The fourth chapter discusses how Conversational AI can be evaluated and how training and evaluation data for systems can be collected. I particularly found the comparison between human evaluation (e.g., by using Amazon Mechanical Turk workers) and automated metrics very interesting. However, I would have liked to read a discussion about the ethical issues that can be at stake when collecting large amounts of human data on crowd-sourcing platforms. But, that marginal comment put aside, the chapter is very complete, and also provides concise descriptions of how all the subcomponents of dialogue systems can be evaluated.

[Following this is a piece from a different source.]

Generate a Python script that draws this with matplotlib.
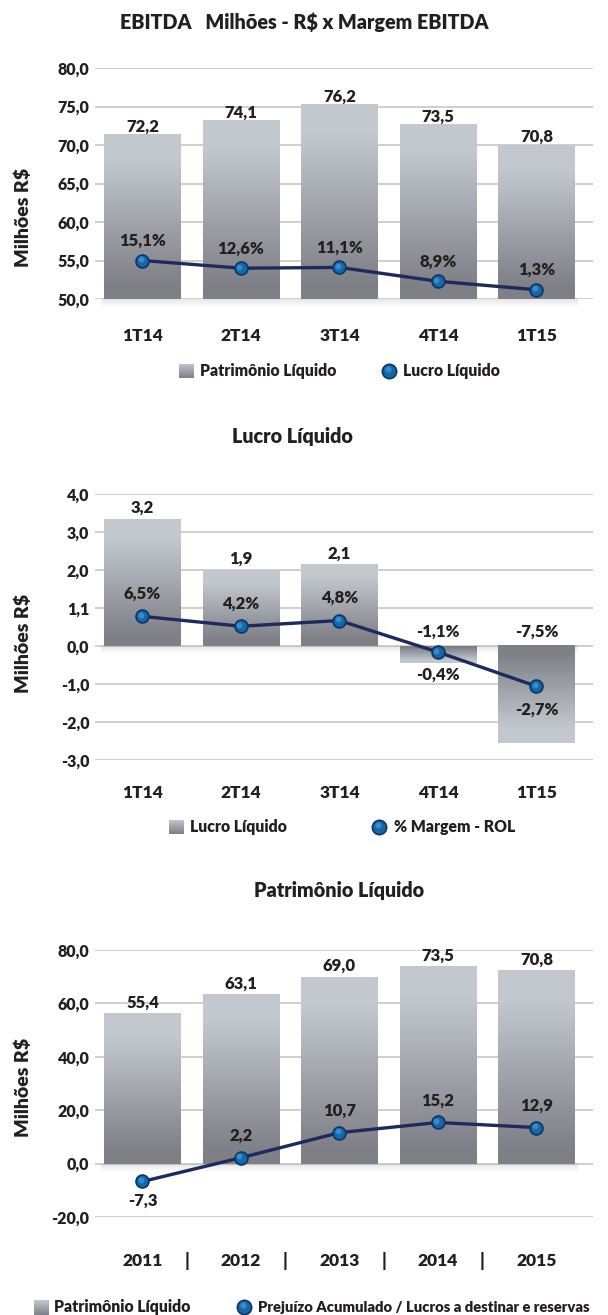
import numpy as np
import matplotlib
matplotlib.use("Agg")
import matplotlib.pyplot as plt
from matplotlib.lines import Line2D
from matplotlib.transforms import offset_copy

# ---------------- data ----------------
quarters = ["1T14", "2T14", "3T14", "4T14", "1T15"]
years = ["2011", "2012", "2013", "2014", "2015"]

ebitda_bars = [71.4, 73.2, 75.2, 72.7, 70.0]
ebitda_bar_labels = ["72,2", "74,1", "76,2", "73,5", "70,8"]
ebitda_line = [55.0, 54.0, 54.1, 52.3, 51.2]
ebitda_line_labels = ["15,1%", "12,6%", "11,1%", "8,9%", "1,3%"]
ebitda_ticks = [50, 55, 60, 65, 70, 75, 80]
ebitda_ticklabels = ["50,0", "55,0", "60,0", "65,0", "70,0", "75,0", "80,0"]

lucro_bars = [3.34, 2.0, 2.15, -0.44, -2.56]
lucro_bar_labels = ["3,2", "1,9", "2,1", "-0,4%", "-2,7%"]
lucro_line = [0.78, 0.52, 0.67, -0.16, -1.06]
lucro_line_labels = ["6,5%", "4,2%", "4,8%", "-1,1%", "-7,5%"]
lucro_ticks = [-3, -2, -1, 0, 1, 2, 3, 4]
lucro_ticklabels = ["-3,0", "-2,0", "-1,0", "0,0", "1,1", "2,0", "3,0", "4,0"]

pl_bars = [56.2, 63.3, 70.0, 73.8, 72.3]
pl_bar_labels = ["55,4", "63,1", "69,0", "73,5", "70,8"]
pl_line = [-6.7, 2.2, 11.6, 15.4, 13.5]
pl_line_labels = ["-7,3", "2,2", "10,7", "15,2", "12,9"]
pl_ticks = [-20, 0, 20, 40, 60, 80]
pl_ticklabels = ["-20,0", "0,0", "20,0", "40,0", "60,0", "80,0"]

# ---------------- style ----------------
FONT = ["Lato", "DejaVu Sans"]
plt.rcParams["font.family"] = FONT
WT = "heavy"
plt.rcParams["font.weight"] = WT
TXT = "#231f20"
GRID = "#cccccc"
NAVY = "#1e2a5c"
DARK = np.array([0.50, 0.50, 0.53])
LIGHT = np.array([0.765, 0.785, 0.81])

TICK_FS = 11.5
VAL_FS = 12
CAT_FS = 12.5
LEG_FS = 11.3
TITLE_FS = 14.2
YLAB_FS = 14

W, H = 608, 1315
fig = plt.figure(figsize=(W / 100, H / 100), dpi=100)
fig.patch.set_facecolor("white")

AX_L, AX_R = 95, 593


def px_axes(t, b):
    return fig.add_axes([AX_L / W, 1 - b / H, (AX_R - AX_L) / W, (b - t) / H])


def grad_col(n, positive, t0=0.08, t1=0.85):
    t = np.linspace(0, 1, n)
    s = np.clip((t - t0) / (t1 - t0), 0, 1)
    c = DARK[None, :] + (LIGHT - DARK)[None, :] * s[:, None]
    if not positive:
        c = c[::-1]
    return c[:, None, :]


def gradient_bars(ax, x, heights, bottom=0.0):
    bars = ax.bar(x, heights, width=0.78, bottom=bottom, color="none",
                  edgecolor="none", zorder=2)
    for p in bars.patches:
        x0, y0, w, h = p.get_x(), p.get_y(), p.get_width(), p.get_height()
        pos = h >= 0
        ylo, yhi = (y0, y0 + h) if pos else (y0 + h, y0)
        ax.imshow(grad_col(200, pos), extent=[x0, x0 + w, ylo, yhi],
                  origin="lower", aspect="auto", zorder=2,
                  interpolation="bilinear")
    return bars


def shadow(ax, base, px_per_unit):
    n = 30
    a = np.linspace(0.32, 0.0, n) ** 1.3
    img = np.zeros((n, 1, 4))
    img[:, 0, :3] = 0.55
    img[:, 0, 3] = a
    depth = 9 / px_per_unit
    im = ax.imshow(img, extent=[-0.42, 4.42, base - depth, base],
                   origin="upper", aspect="auto", zorder=1.5,
                   interpolation="bilinear")
    im.set_clip_on(False)


def sphere_line(ax, x, y):
    ax.plot(x, y, color=NAVY, lw=2.4, zorder=4, solid_capstyle="round")
    ax.plot(x, y, "o", ms=10.5, mfc="#0a3866", mec="none", zorder=5, lw=0)
    ax.plot(x, y, "o", ms=8, mfc="#1766a8", mec="none", zorder=6, lw=0)
    tr = offset_copy(ax.transData, fig=fig, x=-1.5, y=1.5, units="dots")
    ax.plot(x, y, "o", ms=4.2, mfc="#3f95d4", mec="none", zorder=7, lw=0,
            transform=tr, alpha=0.8)


def style_axes(ax, ylim, ticks, ticklabels):
    ax.set_xlim(-0.482, 4.574)
    ax.set_ylim(*ylim)
    ax.set_yticks(ticks)
    ax.set_yticklabels(ticklabels)
    ax.set_xticks([])
    for s in ax.spines.values():
        s.set_visible(False)
    ax.tick_params(axis="y", length=0, pad=4, labelsize=TICK_FS,
                   labelcolor=TXT)
    for lab in ax.get_yticklabels():
        lab.set_fontweight(WT)
    ax.grid(axis="y", color=GRID, lw=1.3, zorder=0)
    ax.set_axisbelow(True)


def ann(ax, text, x, y, dy, size=VAL_FS):
    ax.annotate(text, xy=(x, y), xytext=(0, dy), textcoords="offset pixels",
                ha="center", va="center", fontsize=size, fontweight=WT,
                color=TXT, zorder=8)


def cat_labels(ax, labels, dy):
    for i, lab in enumerate(labels):
        ax.annotate(lab, xy=(i, 0), xycoords=("data", "axes fraction"),
                    xytext=(0, dy), textcoords="offset pixels",
                    ha="center", va="center", fontsize=CAT_FS,
                    fontweight=WT, color=TXT, annotation_clip=False)


def legend_square(x, y, size=15):
    lax = fig.add_axes([x / W, 1 - (y + size / 2) / H, size / W, size / H])
    lax.imshow(grad_col(50, True, 0.0, 1.0), origin="lower", aspect="auto",
               extent=[0, 1, 0, 1], interpolation="bilinear")
    lax.axis("off")


def legend_circle(x, y):
    for ms, c in [(11.5, "#0a3866"), (9, "#1766a8")]:
        fig.add_artist(Line2D([x / W], [1 - y / H], marker="o", ms=ms,
                              mfc=c, mec="none", transform=fig.transFigure))
    tr = offset_copy(fig.transFigure, fig=fig, x=-1.5, y=1.8, units="dots")
    fig.add_artist(Line2D([x / W], [1 - y / H], marker="o", ms=4.5,
                          mfc="#3f95d4", mec="none", alpha=0.8, transform=tr))


def ftext(x, y, s, size, ha="left", **kw):
    fig.text(x / W, 1 - y / H, s, fontsize=size, fontweight=WT,
             color=TXT, ha=ha, va="center", **kw)


xq = np.arange(len(quarters))

# ---------------- panel 1 ----------------
ax1 = px_axes(68, 299)
style_axes(ax1, (50, 80), ebitda_ticks, ebitda_ticklabels)
gradient_bars(ax1, xq, np.array(ebitda_bars) - 50, bottom=50)
shadow(ax1, 50, 7.7)
sphere_line(ax1, xq, ebitda_line)
for i in xq:
    ann(ax1, ebitda_bar_labels[i], i, ebitda_bars[i], 8)
    ann(ax1, ebitda_line_labels[i], i, ebitda_line[i], 20)
style_axes(ax1, (50, 80), ebitda_ticks, ebitda_ticklabels)
cat_labels(ax1, quarters, -37)
ftext(304, 22, "EBITDA   Milhões - R$ x Margem EBITDA", TITLE_FS, ha="center")
ftext(23, 217, "Milhões R$", YLAB_FS, ha="center", rotation=90)
legend_square(179, 371)
ftext(200, 371, "Patrimônio Líquido", LEG_FS)
legend_circle(389, 371)
ftext(403, 371, "Lucro Líquido", LEG_FS)

# ---------------- panel 2 ----------------
ax2 = px_axes(494, 760)
style_axes(ax2, (-3, 4), lucro_ticks, lucro_ticklabels)
gradient_bars(ax2, xq, lucro_bars)
shadow(ax2, 0, 38)
sphere_line(ax2, xq, lucro_line)
for i in xq:
    if lucro_bars[i] >= 0:
        ann(ax2, lucro_bar_labels[i], i, lucro_bars[i], 11)
        ann(ax2, lucro_line_labels[i], i, lucro_line[i], 23)
    else:
        ann(ax2, lucro_line_labels[i], i, 0, 14)
        ann(ax2, lucro_bar_labels[i], i, lucro_line[i], -23)
style_axes(ax2, (-3, 4), lucro_ticks, lucro_ticklabels)
cat_labels(ax2, quarters, -33)
ftext(292, 437, "Lucro Líquido", TITLE_FS, ha="center")
ftext(23, 643, "Milhões R$", YLAB_FS, ha="center", rotation=90)
legend_square(169, 827)
ftext(190, 827, "Lucro Líquido", LEG_FS)
legend_circle(379, 827)
ftext(394, 827, "% Margem - ROL", LEG_FS)

# ---------------- panel 3 ----------------
ax3 = px_axes(950, 1217)
style_axes(ax3, (-20, 80), pl_ticks, pl_ticklabels)
gradient_bars(ax3, xq, pl_bars)
shadow(ax3, 0, 2.67)
sphere_line(ax3, xq, pl_line)
for i in xq:
    ann(ax3, pl_bar_labels[i], i, pl_bars[i], 11)
    ann(ax3, pl_line_labels[i], i, pl_line[i], 22 if pl_line[i] >= 0 else -19)
style_axes(ax3, (-20, 80), pl_ticks, pl_ticklabels)
cat_labels(ax3, years, -44)
for i in xq[:-1]:
    ax3.annotate("|", xy=(i + 0.45, 0), xycoords=("data", "axes fraction"),
                 xytext=(0, -44), textcoords="offset pixels", ha="center",
                 va="center", fontsize=13, color=TXT, annotation_clip=False)
ftext(339, 891, "Patrimônio Líquido", TITLE_FS, ha="center")
ftext(23, 1087, "Milhões R$", YLAB_FS, ha="center", rotation=90)
legend_square(34, 1307)
ftext(54, 1307, "Patrimônio Líquido", LEG_FS)
legend_circle(244, 1307)
ftext(258, 1307, "Prejuízo Acumulado / Lucros a destinar e reservas", 10.6)

fig.savefig("out.png", dpi=100, facecolor="white")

The fifth chapter presents end-to-end neural dialogue systems. The reader can get a very good understanding about the difference between this type of system and a modular system (be it rule-based or data-driven). Moreover, I found the explanations about technical topics such as word embeddings and recurrent neural networks rather successful: They were easy to read and the technical mechanisms used in these architectures become clear. Throughout the book, but especially in this chapter, the advantages and the disadvantages of different types of system architectures are well explained. The up-to-date bibliographic references are impressive and will, in my opinion, be a good overview for more advanced readers as well. This is also true for the enumeration of available corpora for training and evaluation data.
The last chapter discusses a large number of challenges and future directions for the research on dialogue systems, for example: multi-modality, the problem of data sparseness, the handling of discourse phenomena, and ethical issues involved with Conversational AI. Although I find all the topics interesting, their large variety makes Chapter 6 very eclectic and one cannot shake the impression that it serves as a catch-all chapter for subjects that have not been addressed elsewhere in the book. I think that it should be possible to introduce a number of these discussions earlier in the book. For example, I believe that problems with handling discourse and dialogue phenomena, such as anaphora, could be addressed as the different types of systems are presented and maybe even discussed in Chapter 4 (about evaluation). The same would be true for ethical issues. For example, the discussion about how most bots having female voices could be seen as sexist (because the bot has an assisting function) could be introduced at the same time as speech generation in Chapter 2; gender-specific biases that result from biased training data could be discussed after the introduction about the corpora used to train Conversational AI (in Chapter 5). In addition, there were two small ethics topics that I missed in this book. On the one hand, the protection of customer data and privacy issues: People provide personal data through dialogue with the system and some dialogue systems of the “talking speaker type” such as Alexa and Google Home are present in people’s homes and may be exposed to sensitive information. On the other hand, the question of whether it is always ethical to refer people to a bot, instead of letting them speak to a real human. I think that if these discussions could be addressed throughout the book, Chapter 6 could just paint a clear vision of the future development of dialogue systems.
In conclusion, McTear’s book provides a very clear overview of different types of dialogue systems, from the very beginning of the field to the most up-to-date research, and is very well illustrated with examples, which makes it an accessible reading for students and non-experts (provided that they have knowledge about AI or NLP). I highly recommend this book to people in search of a comprehensive overview on the topic.